Of course, like so many other electric vehicles, the Lunaz has to balance the need to stop the car quickly with the need to keep the battery charged. Customers can work with the company to arrange how their car will feel when you lift off the accelerator, choosing how severe they would like the regenerative braking effect to be. And you can switch the mode to suit the prevailing conditions.
That helps to make the most of the car's 80kWh battery, which lives under the bonnet. Lunaz says the car can only really use 90 per cent of that capacity, but that's still enough for a respectable range. Without being beholden to the official WLTP economy test, Lunaz has had to create its own range figure, but it has calculated that in a sensible way, assuming a cruise speed of 105km/h on a flat road. Given electric motors are often at their least efficient during motorway cruising, the quoted range of around 280km should be achievable for most owners.
What you get for your money
It's no surprise that Lunaz conversions don't come cheap. You're looking at almost €500,000 before you even buy the donor car, which Lunaz will help you source. Then the price will increase more dramatically the more options you specify. And Lunaz will let you do almost anything you want, as long as the car's exterior looks more or less as it did when it left the factory. New paint jobs and interiors are fine, but bold rear wings are not quite so welcome.

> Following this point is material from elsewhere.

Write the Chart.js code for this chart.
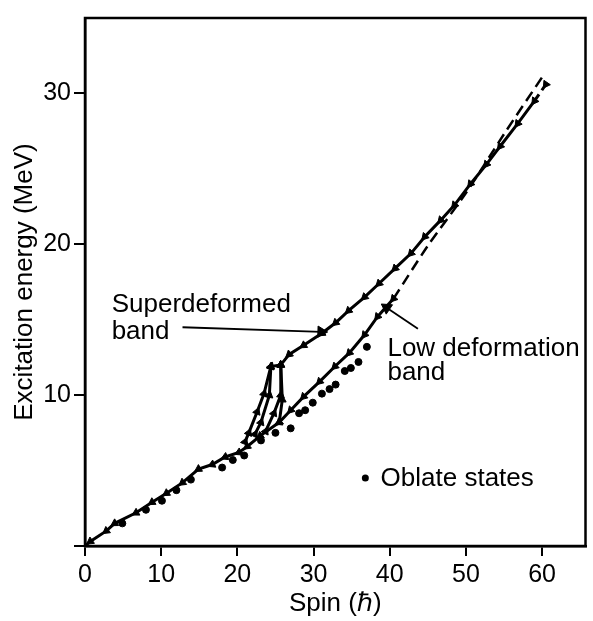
<!DOCTYPE html>
<html>
<head>
<meta charset="utf-8">
<script src="https://cdn.jsdelivr.net/npm/chart.js@4.4.1/dist/chart.umd.min.js"></script>
<style>
  html, body { margin: 0; padding: 0; background: #fff; }
  #wrap { width: 593px; height: 621px; }
</style>
</head>
<body>
<div id="wrap"><canvas id="spinChart"></canvas></div>
<script>
// yrast line running on into the low deformation band
var lowSpin   = [0, 0.7, 2.8, 3.9, 6.7, 8.8, 10.7, 12.8, 14.9, 16.7, 18.4, 20.2, 21.3, 23.0, 25.5, 27.0, 28.7, 30.8, 32.8, 34.7, 36.7, 38.4, 40.5]
var lowEnergy = [0, 0.3, 1.0, 1.5, 2.2, 2.9, 3.5, 4.2, 5.1, 5.4, 5.9, 6.2, 6.6, 7.3, 8.2, 9.0, 9.9, 10.9, 11.9, 12.8, 14.0, 15.2, 16.4]

// superdeformed band
var sdSpin   = [24.4, 25.7, 26.8, 28.7, 31.1, 32.9, 34.6, 36.7, 38.6, 40.7, 42.8, 44.6, 46.7, 48.5, 50.6, 52.7, 54.5, 56.8, 59.0, 60.5]
var sdEnergy = [11.9, 12.0, 12.7, 13.3, 14.1, 14.8, 15.6, 16.5, 17.4, 18.4, 19.4, 20.5, 21.6, 22.6, 24.0, 25.3, 26.5, 28.0, 29.5, 30.6]

// decay links out of the bottom of the SD band
var link1Spin = [24.4, 23.5, 22.6, 21.5, 21.0], link1Energy = [11.9, 10.1, 8.9, 7.5, 6.9]
var link2Spin = [24.4, 24.2, 23.1, 22.3],       link2Energy = [11.9, 10.0, 8.2, 7.4]
var link3Spin = [25.7, 25.7, 24.8, 23.7],       link3Energy = [12.0, 10.0, 8.8, 7.6]
var link4Spin = [25.7, 25.9, 25.5],             link4Energy = [12.0, 9.7, 8.2]

// dashed extrapolation of the low deformation band
var extSpin   = [40.5, 45, 50, 55, 60.3]
var extEnergy = [16.4, 19.9, 23.4, 27.3, 31.3]

// oblate states
var oblSpin   = [4.9, 8.0, 10.1, 12.0, 13.9, 18.0, 19.4, 20.9, 23.1, 25.0, 27.0, 28.1, 28.9, 29.9, 31.1, 32.1, 32.9, 34.1, 34.9, 35.9, 37.0]
var oblEnergy = [1.5, 2.4, 3.0, 3.7, 4.4, 5.2, 5.7, 6.0, 7.0, 7.5, 7.8, 8.8, 9.0, 9.5, 10.1, 10.4, 10.7, 11.6, 11.8, 12.2, 13.2]

// pointer arrows from the labels
var sdArrowSpin  = [12.8, 31.0], sdArrowEnergy  = [14.5, 14.2]
var lowArrowSpin = [43.7, 39.6], lowArrowEnergy = [14.4, 15.8]

var xTicks = [0, 10, 20, 30, 40, 50, 60]
var yTicks = [0, 10, 20, 30]

var notes = [
	{text: 'Superdeformed', x: 3.5, y: 15.5},
	{text: 'band', x: 3.5, y: 13.7},
	{text: 'Low deformation', x: 39.7, y: 12.6},
	{text: 'band', x: 39.7, y: 11.0},
	{text: 'Oblate states', x: 38.8, y: 4.0}
]
var oblateKey = {x: 36.8, y: 4.5}

const FONT = '"Liberation Sans", Arial, Helvetica, sans-serif'

const pts = function(xs, ys){
	return xs.map((x, i) => ({x: x, y: ys[i]}))
}

// direction of a point along its line, in degrees for the triangle marker
const heading = function(ctx, back){
	if (!ctx.dataset || ctx.dataIndex === undefined) return 0
	var d = ctx.dataset.data, i = ctx.dataIndex
	var a = d[Math.max(i - 1, 0)], b = d[Math.min(i + 1, d.length - 1)]
	var sx = ctx.chart.scales.x, sy = ctx.chart.scales.y
	var dx = sx.getPixelForValue(b.x) - sx.getPixelForValue(a.x)
	var dy = sy.getPixelForValue(b.y) - sy.getPixelForValue(a.y)
	if (back) { dx = -dx; dy = -dy }
	return Math.atan2(dx, -dy) * 180 / Math.PI
}

const band = function(xs, ys){
	return {
		data: pts(xs, ys),
		borderColor: '#000',
		backgroundColor: '#000',
		borderWidth: 3,
		pointStyle: 'triangle',
		pointRadius: 4.5,
		pointBorderWidth: 1,
		pointRotation: ctx => heading(ctx, true),
		tension: 0
	}
}

const pointer = function(xs, ys){
	return {
		data: pts(xs, ys),
		borderColor: '#000',
		backgroundColor: '#000',
		borderWidth: 1.8,
		pointStyle: 'triangle',
		pointRadius: ctx => ctx.dataIndex === xs.length - 1 ? 6.5 : 0,
		pointBorderWidth: 1,
		pointRotation: ctx => heading(ctx, false)
	}
}

var sdBand = band(sdSpin, sdEnergy)
sdBand.segment = {borderDash: ctx => ctx.p1DataIndex === sdSpin.length - 1 ? [8, 5] : undefined}

const labelPlugin = {
	id: 'labels',
	afterDatasetsDraw(chart){
		var c = chart.ctx, sx = chart.scales.x, sy = chart.scales.y, a = chart.chartArea
		c.save()
		c.fillStyle = '#000'
		c.font = '26px ' + FONT
		c.textBaseline = 'alphabetic'
		c.textAlign = 'left'
		notes.forEach(n => c.fillText(n.text, sx.getPixelForValue(n.x), sy.getPixelForValue(n.y)))
		c.beginPath()
		c.arc(sx.getPixelForValue(oblateKey.x), sy.getPixelForValue(oblateKey.y), 3.5, 0, Math.PI * 2)
		c.fill()
		c.strokeStyle = '#000'
		c.lineWidth = 2.5
		c.strokeRect(a.left, a.top, a.right - a.left, a.bottom - a.top)
		c.restore()
	}
}

new Chart(document.getElementById('spinChart'), {
	type: 'line',
	data: {
		datasets: [
			band(lowSpin, lowEnergy),
			sdBand,
			band(link1Spin, link1Energy),
			band(link2Spin, link2Energy),
			band(link3Spin, link3Energy),
			band(link4Spin, link4Energy),
			{
				data: pts(extSpin, extEnergy),
				borderColor: '#000',
				borderWidth: 2.5,
				borderDash: [11, 6],
				pointRadius: 0,
				tension: 0.3
			},
			{
				data: pts(oblSpin, oblEnergy),
				showLine: false,
				pointStyle: 'circle',
				pointRadius: 3.5,
				pointBackgroundColor: '#000',
				pointBorderColor: '#000'
			},
			pointer(sdArrowSpin, sdArrowEnergy),
			pointer(lowArrowSpin, lowArrowEnergy)
		]
	},
	options: {
		responsive: true,
		maintainAspectRatio: false,
		animation: false,
		layout: {padding: {top: 7, right: 5, left: 0, bottom: 0}},
		plugins: {legend: {display: false}, tooltip: {enabled: false}},
		scales: {
			x: {
				type: 'linear',
				min: 0,
				max: 65.7,
				afterFit: s => { s.height = 75 },
				afterBuildTicks: s => { s.ticks = xTicks.map(v => ({value: v})) },
				ticks: {color: '#000', font: {family: FONT, size: 25}, padding: 4, maxRotation: 0},
				grid: {drawOnChartArea: false, drawTicks: true, tickLength: 10, color: '#000', lineWidth: 2},
				border: {display: true, color: '#000', width: 2.5},
				title: {display: true, text: 'Spin (\u210F)', color: '#000', font: {family: FONT, size: 26}, padding: {top: 0, bottom: 2}}
			},
			y: {
				type: 'linear',
				min: 0,
				max: 35,
				afterFit: s => { s.width = 85 },
				afterBuildTicks: s => { s.ticks = yTicks.map(v => ({value: v})) },
				ticks: {color: '#000', font: {family: FONT, size: 25}, padding: 3, callback: v => v === 0 ? '' : v},
				grid: {drawOnChartArea: false, drawTicks: true, tickLength: 11, color: '#000', lineWidth: 2},
				border: {display: true, color: '#000', width: 2.5},
				title: {display: true, text: 'Excitation energy (MeV)', color: '#000', font: {family: FONT, size: 26}, padding: {top: 9, bottom: 0}}
			}
		}
	},
	plugins: [labelPlugin]
})
</script>
</body>
</html>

Lunaz has unquestionably created something interesting and different with this XK120, but while the company's approach may be exciting, the finished product won't be everyone's cup of tea. Those who would prefer the original engine to remain will never go near this car anyway, but some potential customers might prefer a more modern driving experience to sit alongside the modern powertrain. For those who dig the idea of a proper classic car with a few creature comforts and a clean propulsion system, however, the Lunaz products will tick an awful lot of boxes.